►

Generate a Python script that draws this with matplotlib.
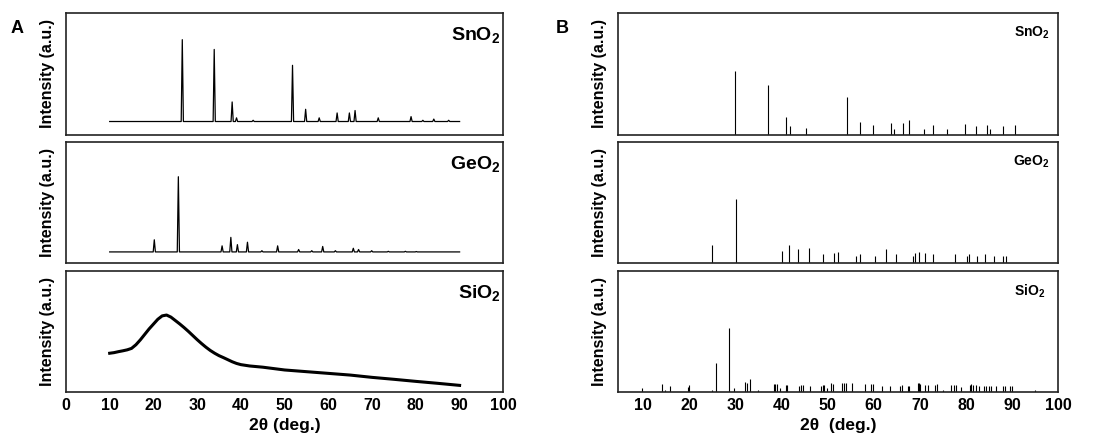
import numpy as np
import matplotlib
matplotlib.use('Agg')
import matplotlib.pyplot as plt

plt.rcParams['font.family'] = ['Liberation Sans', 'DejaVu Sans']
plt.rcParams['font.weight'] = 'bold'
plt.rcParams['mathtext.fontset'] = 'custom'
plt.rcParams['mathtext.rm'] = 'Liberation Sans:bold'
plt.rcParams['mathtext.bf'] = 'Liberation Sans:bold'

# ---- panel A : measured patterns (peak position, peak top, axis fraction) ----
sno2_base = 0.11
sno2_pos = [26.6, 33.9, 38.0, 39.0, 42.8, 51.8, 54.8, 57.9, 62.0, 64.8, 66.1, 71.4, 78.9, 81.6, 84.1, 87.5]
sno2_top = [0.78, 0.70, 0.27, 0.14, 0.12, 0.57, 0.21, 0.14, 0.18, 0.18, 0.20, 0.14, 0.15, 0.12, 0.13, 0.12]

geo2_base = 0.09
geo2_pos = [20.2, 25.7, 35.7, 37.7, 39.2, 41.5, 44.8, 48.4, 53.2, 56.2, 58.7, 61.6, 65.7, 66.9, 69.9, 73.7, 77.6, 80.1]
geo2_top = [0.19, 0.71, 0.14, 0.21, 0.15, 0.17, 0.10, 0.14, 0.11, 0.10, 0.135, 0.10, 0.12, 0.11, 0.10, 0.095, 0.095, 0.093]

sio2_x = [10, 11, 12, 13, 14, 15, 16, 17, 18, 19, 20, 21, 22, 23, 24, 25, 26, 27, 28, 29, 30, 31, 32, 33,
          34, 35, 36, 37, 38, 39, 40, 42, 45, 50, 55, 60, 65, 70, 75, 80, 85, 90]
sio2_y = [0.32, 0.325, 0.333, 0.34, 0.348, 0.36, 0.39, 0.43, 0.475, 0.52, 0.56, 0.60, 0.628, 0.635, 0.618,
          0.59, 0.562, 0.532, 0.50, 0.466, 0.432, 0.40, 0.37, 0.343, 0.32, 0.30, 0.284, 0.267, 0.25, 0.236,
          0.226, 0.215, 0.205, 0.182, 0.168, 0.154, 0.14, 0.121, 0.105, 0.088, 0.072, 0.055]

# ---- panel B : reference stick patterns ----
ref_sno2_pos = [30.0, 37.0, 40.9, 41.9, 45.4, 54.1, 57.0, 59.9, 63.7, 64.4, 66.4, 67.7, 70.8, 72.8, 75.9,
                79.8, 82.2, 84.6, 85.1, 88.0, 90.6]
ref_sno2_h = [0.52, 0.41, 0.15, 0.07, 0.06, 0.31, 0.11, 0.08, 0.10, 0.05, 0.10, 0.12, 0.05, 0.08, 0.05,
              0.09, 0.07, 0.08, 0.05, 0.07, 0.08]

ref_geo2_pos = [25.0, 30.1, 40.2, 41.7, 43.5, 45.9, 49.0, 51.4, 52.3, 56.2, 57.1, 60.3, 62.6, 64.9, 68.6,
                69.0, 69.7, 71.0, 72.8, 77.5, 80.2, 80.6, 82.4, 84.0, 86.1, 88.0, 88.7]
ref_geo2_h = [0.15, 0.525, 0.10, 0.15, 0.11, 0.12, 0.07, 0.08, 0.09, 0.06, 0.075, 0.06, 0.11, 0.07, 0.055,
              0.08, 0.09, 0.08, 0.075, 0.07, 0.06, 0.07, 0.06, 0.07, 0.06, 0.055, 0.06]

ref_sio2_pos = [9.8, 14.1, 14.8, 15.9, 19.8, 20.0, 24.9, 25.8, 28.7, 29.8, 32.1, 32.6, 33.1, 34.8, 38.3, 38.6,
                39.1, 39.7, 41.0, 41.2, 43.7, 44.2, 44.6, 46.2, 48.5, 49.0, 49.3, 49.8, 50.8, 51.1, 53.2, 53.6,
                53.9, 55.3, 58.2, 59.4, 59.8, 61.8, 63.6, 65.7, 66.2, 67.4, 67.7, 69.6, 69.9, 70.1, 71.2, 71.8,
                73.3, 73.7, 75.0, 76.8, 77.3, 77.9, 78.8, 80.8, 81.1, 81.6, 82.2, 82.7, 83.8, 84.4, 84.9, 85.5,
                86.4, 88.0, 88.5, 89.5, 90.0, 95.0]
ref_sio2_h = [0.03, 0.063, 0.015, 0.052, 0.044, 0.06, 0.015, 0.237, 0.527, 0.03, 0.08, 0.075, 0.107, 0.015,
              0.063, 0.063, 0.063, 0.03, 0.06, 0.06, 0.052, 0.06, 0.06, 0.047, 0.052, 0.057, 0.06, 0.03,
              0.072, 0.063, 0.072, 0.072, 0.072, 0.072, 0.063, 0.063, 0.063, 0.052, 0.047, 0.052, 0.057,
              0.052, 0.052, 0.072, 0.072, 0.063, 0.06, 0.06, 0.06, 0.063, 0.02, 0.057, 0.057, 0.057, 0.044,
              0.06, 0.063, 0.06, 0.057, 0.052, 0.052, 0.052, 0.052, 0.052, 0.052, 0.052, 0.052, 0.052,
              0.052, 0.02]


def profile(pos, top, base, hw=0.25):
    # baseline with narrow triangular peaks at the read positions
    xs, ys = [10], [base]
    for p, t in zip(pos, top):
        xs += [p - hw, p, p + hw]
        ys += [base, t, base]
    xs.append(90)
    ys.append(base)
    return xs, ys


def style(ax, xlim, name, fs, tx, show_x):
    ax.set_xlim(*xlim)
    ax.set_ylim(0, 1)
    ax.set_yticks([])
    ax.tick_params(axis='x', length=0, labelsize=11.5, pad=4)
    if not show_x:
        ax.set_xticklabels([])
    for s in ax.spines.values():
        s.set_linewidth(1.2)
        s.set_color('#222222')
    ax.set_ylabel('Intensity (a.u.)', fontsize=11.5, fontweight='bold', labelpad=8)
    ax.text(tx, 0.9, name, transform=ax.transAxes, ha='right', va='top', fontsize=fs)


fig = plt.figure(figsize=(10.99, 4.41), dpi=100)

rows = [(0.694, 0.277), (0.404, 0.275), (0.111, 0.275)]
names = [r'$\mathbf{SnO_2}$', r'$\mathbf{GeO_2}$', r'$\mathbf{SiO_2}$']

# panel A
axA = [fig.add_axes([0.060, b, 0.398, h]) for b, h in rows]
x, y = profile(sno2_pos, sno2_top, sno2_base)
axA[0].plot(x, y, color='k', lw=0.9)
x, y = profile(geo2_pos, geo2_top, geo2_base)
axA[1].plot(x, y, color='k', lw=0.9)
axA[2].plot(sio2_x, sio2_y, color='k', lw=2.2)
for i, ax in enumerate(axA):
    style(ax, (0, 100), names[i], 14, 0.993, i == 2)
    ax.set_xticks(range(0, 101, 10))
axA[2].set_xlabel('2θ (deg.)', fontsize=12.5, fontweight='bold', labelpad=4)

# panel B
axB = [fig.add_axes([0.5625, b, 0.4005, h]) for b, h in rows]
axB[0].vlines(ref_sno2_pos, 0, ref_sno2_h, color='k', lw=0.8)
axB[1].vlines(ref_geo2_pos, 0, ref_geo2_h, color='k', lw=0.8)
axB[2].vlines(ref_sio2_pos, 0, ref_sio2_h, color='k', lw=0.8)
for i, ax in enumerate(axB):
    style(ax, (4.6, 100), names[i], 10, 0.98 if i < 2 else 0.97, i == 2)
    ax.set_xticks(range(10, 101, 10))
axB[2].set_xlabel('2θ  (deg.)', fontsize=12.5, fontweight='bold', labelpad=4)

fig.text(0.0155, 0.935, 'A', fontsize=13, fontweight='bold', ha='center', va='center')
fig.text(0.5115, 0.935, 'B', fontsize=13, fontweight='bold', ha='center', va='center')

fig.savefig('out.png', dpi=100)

◄
►

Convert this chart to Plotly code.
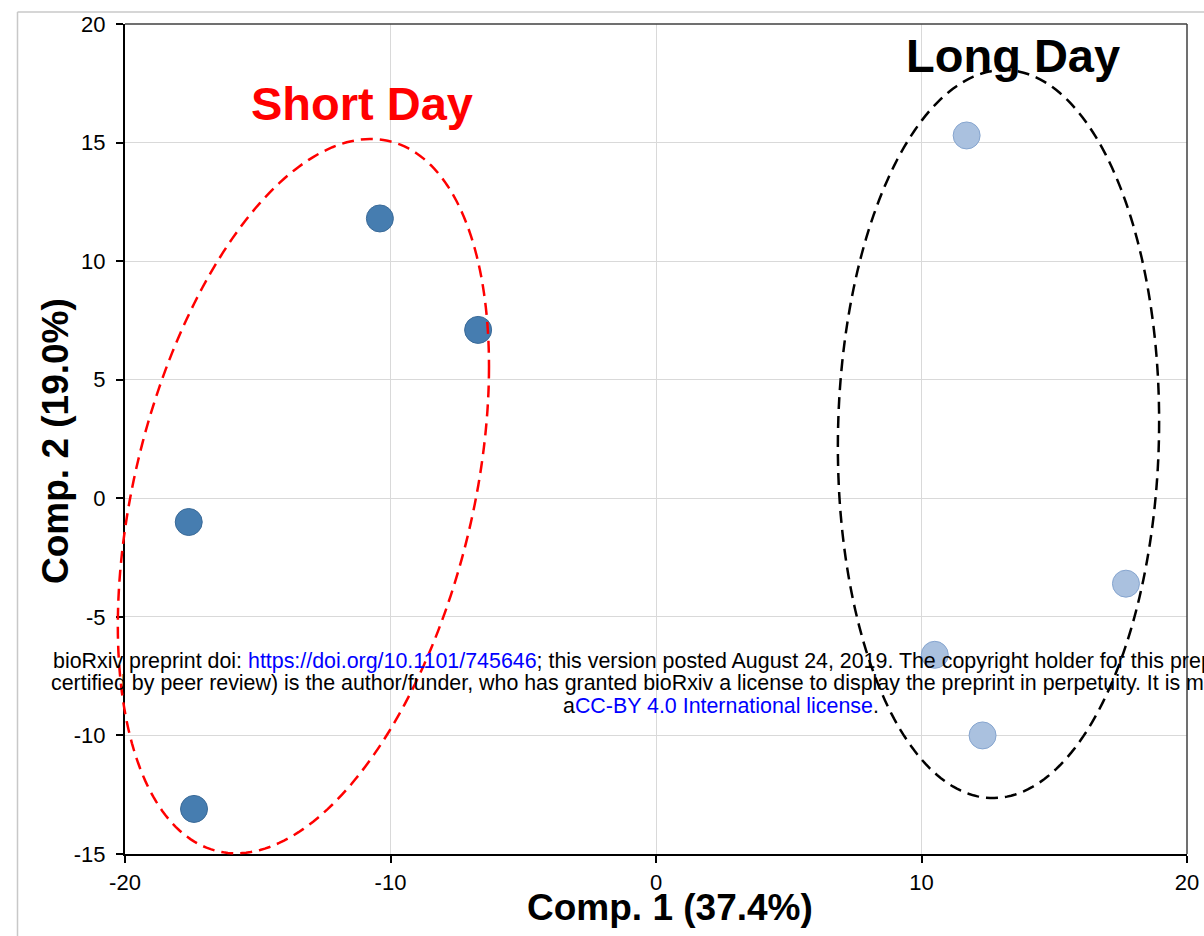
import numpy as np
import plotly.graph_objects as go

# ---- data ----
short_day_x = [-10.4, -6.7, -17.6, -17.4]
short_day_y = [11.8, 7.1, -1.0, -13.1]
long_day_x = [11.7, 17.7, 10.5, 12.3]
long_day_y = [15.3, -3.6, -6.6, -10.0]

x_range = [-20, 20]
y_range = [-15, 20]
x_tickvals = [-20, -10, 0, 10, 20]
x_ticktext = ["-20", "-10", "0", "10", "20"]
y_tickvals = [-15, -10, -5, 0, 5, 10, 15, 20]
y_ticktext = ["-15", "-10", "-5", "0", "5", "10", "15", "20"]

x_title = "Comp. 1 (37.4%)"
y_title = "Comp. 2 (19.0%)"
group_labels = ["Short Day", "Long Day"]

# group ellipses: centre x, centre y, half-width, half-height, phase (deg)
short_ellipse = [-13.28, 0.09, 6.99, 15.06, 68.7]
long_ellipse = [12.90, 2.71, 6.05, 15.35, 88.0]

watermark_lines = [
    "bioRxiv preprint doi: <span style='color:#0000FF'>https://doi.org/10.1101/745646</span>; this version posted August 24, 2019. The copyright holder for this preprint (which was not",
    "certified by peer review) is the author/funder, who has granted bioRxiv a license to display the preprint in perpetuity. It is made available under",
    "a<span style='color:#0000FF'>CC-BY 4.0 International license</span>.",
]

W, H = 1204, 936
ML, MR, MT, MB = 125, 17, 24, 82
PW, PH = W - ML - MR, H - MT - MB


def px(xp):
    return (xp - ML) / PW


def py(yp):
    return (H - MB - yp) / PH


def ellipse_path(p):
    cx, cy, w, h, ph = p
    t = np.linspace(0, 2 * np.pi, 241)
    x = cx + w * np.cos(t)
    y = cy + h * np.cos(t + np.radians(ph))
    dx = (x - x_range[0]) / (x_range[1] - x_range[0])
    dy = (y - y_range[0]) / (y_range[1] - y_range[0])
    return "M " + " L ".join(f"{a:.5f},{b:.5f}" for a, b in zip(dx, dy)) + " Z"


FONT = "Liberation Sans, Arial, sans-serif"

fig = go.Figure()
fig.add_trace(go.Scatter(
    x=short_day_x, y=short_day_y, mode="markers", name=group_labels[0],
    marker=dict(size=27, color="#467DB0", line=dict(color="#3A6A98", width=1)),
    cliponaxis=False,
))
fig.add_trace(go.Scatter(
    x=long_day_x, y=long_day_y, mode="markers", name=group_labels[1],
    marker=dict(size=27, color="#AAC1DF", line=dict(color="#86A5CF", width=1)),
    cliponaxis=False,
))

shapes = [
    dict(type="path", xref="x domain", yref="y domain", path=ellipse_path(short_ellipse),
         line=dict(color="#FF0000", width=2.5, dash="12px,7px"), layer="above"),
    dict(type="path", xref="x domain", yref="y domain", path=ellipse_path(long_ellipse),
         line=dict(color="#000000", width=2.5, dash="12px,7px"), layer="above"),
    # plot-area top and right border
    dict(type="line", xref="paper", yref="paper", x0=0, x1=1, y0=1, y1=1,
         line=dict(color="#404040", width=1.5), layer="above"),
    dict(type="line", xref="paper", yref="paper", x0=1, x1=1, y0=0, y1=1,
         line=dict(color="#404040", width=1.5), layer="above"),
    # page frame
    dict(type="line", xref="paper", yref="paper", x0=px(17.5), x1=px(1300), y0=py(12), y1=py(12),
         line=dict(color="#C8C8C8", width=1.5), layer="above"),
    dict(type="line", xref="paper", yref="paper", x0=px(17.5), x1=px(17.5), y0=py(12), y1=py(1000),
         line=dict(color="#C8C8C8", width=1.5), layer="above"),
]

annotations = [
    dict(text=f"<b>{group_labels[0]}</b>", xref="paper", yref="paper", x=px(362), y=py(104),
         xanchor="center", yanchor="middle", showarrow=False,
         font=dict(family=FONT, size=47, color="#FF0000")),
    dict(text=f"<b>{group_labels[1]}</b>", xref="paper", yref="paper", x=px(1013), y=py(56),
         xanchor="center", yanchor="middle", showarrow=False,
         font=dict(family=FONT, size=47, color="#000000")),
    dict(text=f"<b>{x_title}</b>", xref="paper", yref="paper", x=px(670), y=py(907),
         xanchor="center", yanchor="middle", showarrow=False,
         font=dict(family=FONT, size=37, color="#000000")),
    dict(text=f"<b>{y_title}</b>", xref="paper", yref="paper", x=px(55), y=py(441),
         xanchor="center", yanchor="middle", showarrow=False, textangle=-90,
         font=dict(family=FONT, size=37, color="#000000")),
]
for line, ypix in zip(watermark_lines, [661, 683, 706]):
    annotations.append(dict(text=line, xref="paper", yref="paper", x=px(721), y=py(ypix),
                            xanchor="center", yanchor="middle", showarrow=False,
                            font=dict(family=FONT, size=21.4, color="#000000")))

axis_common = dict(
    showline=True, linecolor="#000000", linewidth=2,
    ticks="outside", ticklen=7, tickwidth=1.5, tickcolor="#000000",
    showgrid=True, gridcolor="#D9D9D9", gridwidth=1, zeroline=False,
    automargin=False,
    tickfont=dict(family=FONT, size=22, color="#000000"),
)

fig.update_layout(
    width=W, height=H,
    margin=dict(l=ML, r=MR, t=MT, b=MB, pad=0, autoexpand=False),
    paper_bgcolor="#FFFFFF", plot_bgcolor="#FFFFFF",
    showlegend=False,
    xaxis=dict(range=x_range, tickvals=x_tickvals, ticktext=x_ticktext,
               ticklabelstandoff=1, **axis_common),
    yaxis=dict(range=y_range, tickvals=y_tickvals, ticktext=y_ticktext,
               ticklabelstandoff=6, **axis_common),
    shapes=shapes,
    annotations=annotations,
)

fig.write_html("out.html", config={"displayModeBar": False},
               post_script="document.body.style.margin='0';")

◄

Beginning with the line above that contains "Convert this chart to Plotly code." and ending with the line that contains "return (H - MB - yp) / PH", quote each line exactly, keeping out the pictures.

Convert this chart to Plotly code.
import numpy as np
import plotly.graph_objects as go

# ---- data ----
short_day_x = [-10.4, -6.7, -17.6, -17.4]
short_day_y = [11.8, 7.1, -1.0, -13.1]
long_day_x = [11.7, 17.7, 10.5, 12.3]
long_day_y = [15.3, -3.6, -6.6, -10.0]

x_range = [-20, 20]
y_range = [-15, 20]
x_tickvals = [-20, -10, 0, 10, 20]
x_ticktext = ["-20", "-10", "0", "10", "20"]
y_tickvals = [-15, -10, -5, 0, 5, 10, 15, 20]
y_ticktext = ["-15", "-10", "-5", "0", "5", "10", "15", "20"]

x_title = "Comp. 1 (37.4%)"
y_title = "Comp. 2 (19.0%)"
group_labels = ["Short Day", "Long Day"]

# group ellipses: centre x, centre y, half-width, half-height, phase (deg)
short_ellipse = [-13.28, 0.09, 6.99, 15.06, 68.7]
long_ellipse = [12.90, 2.71, 6.05, 15.35, 88.0]

watermark_lines = [
    "bioRxiv preprint doi: <span style='color:#0000FF'>https://doi.org/10.1101/745646</span>; this version posted August 24, 2019. The copyright holder for this preprint (which was not",
    "certified by peer review) is the author/funder, who has granted bioRxiv a license to display the preprint in perpetuity. It is made available under",
    "a<span style='color:#0000FF'>CC-BY 4.0 International license</span>.",
]

W, H = 1204, 936
ML, MR, MT, MB = 125, 17, 24, 82
PW, PH = W - ML - MR, H - MT - MB


def px(xp):
    return (xp - ML) / PW


def py(yp):
    return (H - MB - yp) / PH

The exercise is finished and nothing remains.